プログラムは、何がうまくいくのか、どのような内容が観客に響くのかを基に調整する必要があります。最初の展覧会では、私たちが集中的に良いと思っていたものを実施しました。今日それがどうだったか見えてきました。だからこそ、先ほどお話ししたシュルレアリスムとアジアやデザイン展のように、中国のアーティストと私たちのコレクションの対話を観客が楽しんでいるのがわかります。

ウエストバンドがポンピドゥー・センターのコンセプトを適応させることができると思いますか?

他の美術館の設立と異なるのは、ウエストバンドがコレクションの取得にまったく関与していないことです。彼らは作品を購入しません。アブダビの美術館は、最終的に独自のコレクションを作り上げるために大きな投資をしましたが、ウエストバンドはそのような取得の論理には従っていません。ポンピドゥー・センターとの協力が終わった場合、その美術館の芸術的な方針がどうなるかは分かりません。ただ、彼らには非常に高い野心があり、このプロジェクトが上海、特にウエストバンド地区を国際的な文化の中心にするために重要な役割を果たしていると考えています。彼らはこれを世界の現代アートの中枢にしたいと考えています。

興味深いのは、私たちが開設してから、上海の文化的エコシステムが非常に早く進化したことです。開館当初、ジャン・ヌーヴェルの建物にある浦東美術館は観光客の大きな集まりを得ました。上海の美術館は、世界の主要な美術館と共に多くの国際的な展覧会を開催し始めました。2019年以降、私は上海に戻ることはありませんでしたが、今日は本当に変化を感じます。ポンピドゥー・センターは当時、現代アートとモダンアートの展覧会を開催している数少ない美術館の一つでしたが、今日では上海には国際的なレベルの展覧会が五つか六つ選べる状態になっています。

コロナウイルスのパンデミック後、文化施設の数は指数的に増加し、国際的なパートナーとの協力も広がり、それにより展覧会の来場者数は以前よりも遥かに増えたという現実があります。

ポンピドゥー・センターは、現代アートとモダンアートを取り巻くエコシステムに確かに大きな影響を与えましたが、その影響を測定するのは難しいです。

このプロジェクトは関心と好奇心を引き起こしています。契約は5年間延長され、私たちは国境が再開されて以来、中国からの訪問団を頻繁に受け入れています。最近では、中国の文化・観光大臣、サン・イエリ(M. Sun Yeli)氏がパリに訪れ、ポンピドゥー・センターを視察し、この文化協力について喜んでいることを伝えてくれました。

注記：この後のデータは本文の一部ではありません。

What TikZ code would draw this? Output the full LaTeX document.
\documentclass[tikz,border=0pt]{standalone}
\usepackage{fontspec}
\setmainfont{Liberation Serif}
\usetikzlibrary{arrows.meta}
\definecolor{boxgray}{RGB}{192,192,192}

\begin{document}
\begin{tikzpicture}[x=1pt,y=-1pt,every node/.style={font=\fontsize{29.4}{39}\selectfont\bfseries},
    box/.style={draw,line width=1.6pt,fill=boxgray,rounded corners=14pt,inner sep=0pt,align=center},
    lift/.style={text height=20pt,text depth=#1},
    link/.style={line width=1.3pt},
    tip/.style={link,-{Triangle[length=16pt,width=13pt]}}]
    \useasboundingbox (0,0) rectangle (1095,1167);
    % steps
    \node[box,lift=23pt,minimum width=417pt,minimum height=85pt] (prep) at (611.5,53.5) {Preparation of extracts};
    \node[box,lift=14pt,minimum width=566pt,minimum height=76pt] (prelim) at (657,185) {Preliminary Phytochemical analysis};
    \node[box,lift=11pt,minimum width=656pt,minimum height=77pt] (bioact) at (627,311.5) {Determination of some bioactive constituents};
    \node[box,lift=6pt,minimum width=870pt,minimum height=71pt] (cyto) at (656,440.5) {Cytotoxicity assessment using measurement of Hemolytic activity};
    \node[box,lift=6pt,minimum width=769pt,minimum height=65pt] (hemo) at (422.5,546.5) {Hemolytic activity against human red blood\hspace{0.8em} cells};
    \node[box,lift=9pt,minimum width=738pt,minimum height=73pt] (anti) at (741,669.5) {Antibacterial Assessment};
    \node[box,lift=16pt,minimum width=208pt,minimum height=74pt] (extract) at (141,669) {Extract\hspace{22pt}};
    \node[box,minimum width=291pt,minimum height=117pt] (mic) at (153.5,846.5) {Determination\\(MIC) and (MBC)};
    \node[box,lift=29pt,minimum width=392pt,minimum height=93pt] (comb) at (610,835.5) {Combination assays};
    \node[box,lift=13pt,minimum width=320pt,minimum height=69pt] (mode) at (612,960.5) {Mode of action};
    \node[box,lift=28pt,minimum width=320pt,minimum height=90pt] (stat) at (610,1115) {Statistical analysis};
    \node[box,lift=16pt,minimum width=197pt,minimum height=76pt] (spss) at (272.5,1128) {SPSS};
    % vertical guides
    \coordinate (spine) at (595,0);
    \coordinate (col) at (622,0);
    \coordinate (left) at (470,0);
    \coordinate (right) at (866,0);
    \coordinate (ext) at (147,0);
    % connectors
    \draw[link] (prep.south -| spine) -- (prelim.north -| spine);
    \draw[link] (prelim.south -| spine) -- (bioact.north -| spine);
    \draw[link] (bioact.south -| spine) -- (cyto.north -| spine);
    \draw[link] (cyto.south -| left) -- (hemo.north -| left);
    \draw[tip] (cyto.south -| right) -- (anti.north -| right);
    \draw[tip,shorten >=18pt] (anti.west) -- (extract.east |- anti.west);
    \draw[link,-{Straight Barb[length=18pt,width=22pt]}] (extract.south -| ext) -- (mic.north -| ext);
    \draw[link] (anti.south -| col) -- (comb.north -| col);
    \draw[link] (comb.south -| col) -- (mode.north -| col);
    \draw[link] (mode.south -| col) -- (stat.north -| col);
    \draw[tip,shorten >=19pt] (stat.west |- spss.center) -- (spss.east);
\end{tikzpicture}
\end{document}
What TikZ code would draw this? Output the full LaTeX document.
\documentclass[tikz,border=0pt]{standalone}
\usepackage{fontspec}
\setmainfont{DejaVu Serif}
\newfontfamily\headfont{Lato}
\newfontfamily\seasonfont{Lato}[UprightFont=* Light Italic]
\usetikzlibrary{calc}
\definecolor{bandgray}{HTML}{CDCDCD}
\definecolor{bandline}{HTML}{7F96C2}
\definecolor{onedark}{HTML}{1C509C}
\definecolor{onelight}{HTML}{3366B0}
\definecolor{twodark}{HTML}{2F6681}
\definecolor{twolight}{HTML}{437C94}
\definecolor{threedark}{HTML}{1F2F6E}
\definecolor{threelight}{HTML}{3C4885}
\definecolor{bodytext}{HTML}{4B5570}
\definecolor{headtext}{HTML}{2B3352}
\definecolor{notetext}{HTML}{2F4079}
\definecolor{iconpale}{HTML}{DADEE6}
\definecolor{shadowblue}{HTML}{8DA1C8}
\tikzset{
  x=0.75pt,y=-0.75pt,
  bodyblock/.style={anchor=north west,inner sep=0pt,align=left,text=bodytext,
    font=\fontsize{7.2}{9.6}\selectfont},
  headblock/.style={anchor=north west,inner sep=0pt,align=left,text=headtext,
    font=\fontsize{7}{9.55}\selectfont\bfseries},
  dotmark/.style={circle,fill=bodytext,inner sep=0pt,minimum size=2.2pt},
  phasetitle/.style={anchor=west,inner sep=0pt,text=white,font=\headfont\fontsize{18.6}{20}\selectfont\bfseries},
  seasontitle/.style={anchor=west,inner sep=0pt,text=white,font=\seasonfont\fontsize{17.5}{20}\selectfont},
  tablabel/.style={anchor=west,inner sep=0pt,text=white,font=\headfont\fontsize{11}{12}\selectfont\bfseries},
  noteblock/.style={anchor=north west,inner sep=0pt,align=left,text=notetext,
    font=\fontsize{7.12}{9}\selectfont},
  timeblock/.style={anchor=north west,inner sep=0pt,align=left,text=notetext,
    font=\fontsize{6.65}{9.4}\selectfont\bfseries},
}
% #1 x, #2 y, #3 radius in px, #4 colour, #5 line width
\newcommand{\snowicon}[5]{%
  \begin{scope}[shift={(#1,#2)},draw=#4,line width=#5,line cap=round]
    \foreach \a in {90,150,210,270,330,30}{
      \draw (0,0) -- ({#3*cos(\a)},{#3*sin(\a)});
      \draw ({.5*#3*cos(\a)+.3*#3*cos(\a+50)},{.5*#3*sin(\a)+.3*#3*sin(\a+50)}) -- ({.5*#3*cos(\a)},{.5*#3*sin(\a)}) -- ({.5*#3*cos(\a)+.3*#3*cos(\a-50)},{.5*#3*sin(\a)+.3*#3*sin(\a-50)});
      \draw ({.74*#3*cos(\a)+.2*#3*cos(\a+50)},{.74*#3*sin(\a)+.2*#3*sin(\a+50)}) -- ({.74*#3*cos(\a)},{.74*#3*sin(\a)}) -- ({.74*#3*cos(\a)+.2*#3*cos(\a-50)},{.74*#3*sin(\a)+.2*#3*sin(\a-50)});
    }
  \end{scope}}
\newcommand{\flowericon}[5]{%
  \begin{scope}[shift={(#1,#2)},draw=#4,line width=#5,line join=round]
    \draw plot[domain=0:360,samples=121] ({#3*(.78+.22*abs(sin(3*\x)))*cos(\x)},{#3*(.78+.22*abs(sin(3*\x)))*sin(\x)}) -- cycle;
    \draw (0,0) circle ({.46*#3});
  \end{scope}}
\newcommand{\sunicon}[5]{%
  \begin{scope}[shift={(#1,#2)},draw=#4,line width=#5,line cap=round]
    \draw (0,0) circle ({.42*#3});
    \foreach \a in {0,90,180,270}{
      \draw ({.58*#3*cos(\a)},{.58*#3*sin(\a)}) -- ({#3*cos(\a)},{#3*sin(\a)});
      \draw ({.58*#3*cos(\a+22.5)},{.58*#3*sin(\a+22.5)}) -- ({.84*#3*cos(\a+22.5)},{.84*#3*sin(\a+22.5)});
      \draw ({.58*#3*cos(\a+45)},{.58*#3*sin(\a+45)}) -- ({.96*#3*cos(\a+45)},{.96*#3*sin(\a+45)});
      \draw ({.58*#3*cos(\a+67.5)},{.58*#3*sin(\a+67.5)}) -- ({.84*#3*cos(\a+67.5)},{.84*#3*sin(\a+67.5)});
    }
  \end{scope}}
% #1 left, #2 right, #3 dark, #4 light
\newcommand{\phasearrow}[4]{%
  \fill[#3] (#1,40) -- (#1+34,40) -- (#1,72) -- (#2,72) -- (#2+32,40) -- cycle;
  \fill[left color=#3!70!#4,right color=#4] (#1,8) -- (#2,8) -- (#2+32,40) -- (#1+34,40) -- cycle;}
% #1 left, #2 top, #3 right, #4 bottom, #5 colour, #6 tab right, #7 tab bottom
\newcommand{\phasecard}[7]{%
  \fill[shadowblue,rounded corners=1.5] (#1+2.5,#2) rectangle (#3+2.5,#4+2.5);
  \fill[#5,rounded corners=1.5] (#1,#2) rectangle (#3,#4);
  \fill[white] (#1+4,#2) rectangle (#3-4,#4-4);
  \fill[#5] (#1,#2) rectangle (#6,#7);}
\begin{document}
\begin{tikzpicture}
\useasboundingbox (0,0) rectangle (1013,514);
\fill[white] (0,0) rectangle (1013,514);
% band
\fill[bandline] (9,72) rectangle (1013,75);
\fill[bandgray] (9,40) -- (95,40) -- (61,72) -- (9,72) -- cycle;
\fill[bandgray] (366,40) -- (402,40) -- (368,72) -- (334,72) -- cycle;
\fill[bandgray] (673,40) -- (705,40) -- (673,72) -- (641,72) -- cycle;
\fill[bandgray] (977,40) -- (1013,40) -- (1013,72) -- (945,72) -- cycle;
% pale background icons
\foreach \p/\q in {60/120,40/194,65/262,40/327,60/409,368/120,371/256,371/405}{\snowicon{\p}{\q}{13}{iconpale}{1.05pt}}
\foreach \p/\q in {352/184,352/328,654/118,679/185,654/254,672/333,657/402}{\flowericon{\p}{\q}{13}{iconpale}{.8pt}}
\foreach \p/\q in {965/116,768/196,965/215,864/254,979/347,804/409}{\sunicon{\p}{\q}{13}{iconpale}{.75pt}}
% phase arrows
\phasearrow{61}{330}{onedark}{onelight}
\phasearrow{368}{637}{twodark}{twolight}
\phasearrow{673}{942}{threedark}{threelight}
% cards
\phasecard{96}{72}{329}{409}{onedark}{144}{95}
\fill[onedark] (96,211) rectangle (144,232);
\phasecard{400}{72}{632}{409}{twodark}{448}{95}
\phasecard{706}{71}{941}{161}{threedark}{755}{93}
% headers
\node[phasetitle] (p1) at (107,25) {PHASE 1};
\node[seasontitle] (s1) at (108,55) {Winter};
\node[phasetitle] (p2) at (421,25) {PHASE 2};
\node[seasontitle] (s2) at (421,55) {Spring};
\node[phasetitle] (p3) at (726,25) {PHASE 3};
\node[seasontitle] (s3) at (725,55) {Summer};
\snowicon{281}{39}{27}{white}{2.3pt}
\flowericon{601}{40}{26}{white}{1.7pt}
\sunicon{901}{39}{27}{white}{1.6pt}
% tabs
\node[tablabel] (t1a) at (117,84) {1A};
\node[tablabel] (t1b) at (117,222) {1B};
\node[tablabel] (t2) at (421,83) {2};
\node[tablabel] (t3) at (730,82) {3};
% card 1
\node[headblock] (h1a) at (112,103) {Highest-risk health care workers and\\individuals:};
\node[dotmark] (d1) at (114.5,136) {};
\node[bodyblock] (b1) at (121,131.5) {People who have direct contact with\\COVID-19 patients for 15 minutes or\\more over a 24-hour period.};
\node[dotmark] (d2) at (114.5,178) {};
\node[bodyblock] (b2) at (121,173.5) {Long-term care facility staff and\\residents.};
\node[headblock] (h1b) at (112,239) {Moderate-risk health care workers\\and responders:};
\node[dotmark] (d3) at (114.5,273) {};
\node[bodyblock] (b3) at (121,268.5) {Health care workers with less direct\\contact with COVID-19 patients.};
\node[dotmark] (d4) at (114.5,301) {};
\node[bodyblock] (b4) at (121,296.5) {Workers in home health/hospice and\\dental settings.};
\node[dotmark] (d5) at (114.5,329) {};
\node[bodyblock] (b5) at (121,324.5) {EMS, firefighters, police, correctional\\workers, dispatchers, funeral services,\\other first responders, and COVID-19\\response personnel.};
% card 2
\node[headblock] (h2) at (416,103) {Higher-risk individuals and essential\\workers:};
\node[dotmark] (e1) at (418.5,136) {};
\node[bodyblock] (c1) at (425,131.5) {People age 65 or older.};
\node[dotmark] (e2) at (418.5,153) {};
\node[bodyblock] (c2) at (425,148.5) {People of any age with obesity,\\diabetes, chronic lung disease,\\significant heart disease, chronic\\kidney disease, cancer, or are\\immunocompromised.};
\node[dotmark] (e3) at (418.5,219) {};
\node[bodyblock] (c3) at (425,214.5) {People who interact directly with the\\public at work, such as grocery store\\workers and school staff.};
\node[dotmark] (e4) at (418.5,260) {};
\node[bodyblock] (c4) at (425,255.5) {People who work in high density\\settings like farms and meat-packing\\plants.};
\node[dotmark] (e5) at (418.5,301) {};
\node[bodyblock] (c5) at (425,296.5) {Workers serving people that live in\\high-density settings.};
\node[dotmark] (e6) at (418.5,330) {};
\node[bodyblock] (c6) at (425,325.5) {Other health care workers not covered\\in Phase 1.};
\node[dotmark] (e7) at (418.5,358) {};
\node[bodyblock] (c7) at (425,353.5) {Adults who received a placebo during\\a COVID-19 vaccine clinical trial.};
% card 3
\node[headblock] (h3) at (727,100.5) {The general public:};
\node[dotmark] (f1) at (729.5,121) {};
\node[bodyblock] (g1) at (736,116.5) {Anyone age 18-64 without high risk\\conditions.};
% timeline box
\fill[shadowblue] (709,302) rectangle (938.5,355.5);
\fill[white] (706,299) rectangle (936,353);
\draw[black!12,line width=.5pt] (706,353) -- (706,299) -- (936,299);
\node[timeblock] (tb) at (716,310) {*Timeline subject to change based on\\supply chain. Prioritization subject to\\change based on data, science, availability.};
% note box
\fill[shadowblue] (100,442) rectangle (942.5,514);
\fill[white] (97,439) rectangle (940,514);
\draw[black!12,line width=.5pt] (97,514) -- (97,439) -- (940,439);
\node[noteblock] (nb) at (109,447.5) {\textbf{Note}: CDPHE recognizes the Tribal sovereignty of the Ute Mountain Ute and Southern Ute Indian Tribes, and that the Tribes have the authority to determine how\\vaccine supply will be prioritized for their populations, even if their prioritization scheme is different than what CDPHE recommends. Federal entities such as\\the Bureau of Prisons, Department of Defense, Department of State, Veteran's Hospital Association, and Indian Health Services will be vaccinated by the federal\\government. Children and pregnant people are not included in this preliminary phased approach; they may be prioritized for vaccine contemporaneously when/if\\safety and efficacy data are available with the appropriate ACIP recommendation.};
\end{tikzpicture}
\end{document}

ジュリー・ナルベイは、2017年からポンピドゥー・センターの事務局長を務めています。彼女は、財政や公立施設の監督業務を担当する文化省事務局でキャリアをスタートし、その後、2008年にカイ・ブランリー美術館に人事・管理部門の部長として加わりました。

2010年には、フレデリック・ミッテラン文化大臣の特別顧問として財務に関する仕事に従事し、その後2011年には、現代アートセンターであるトウキョウ宮殿の事務局長代理に就任し、革新的な文化モデルの発展に積極的に貢献しました。

ジュリー・ナルベイは、パリ政治学院(サイエンスポ)を卒業後、ENA(フランス国家行政学院)にて2005年に修了しました。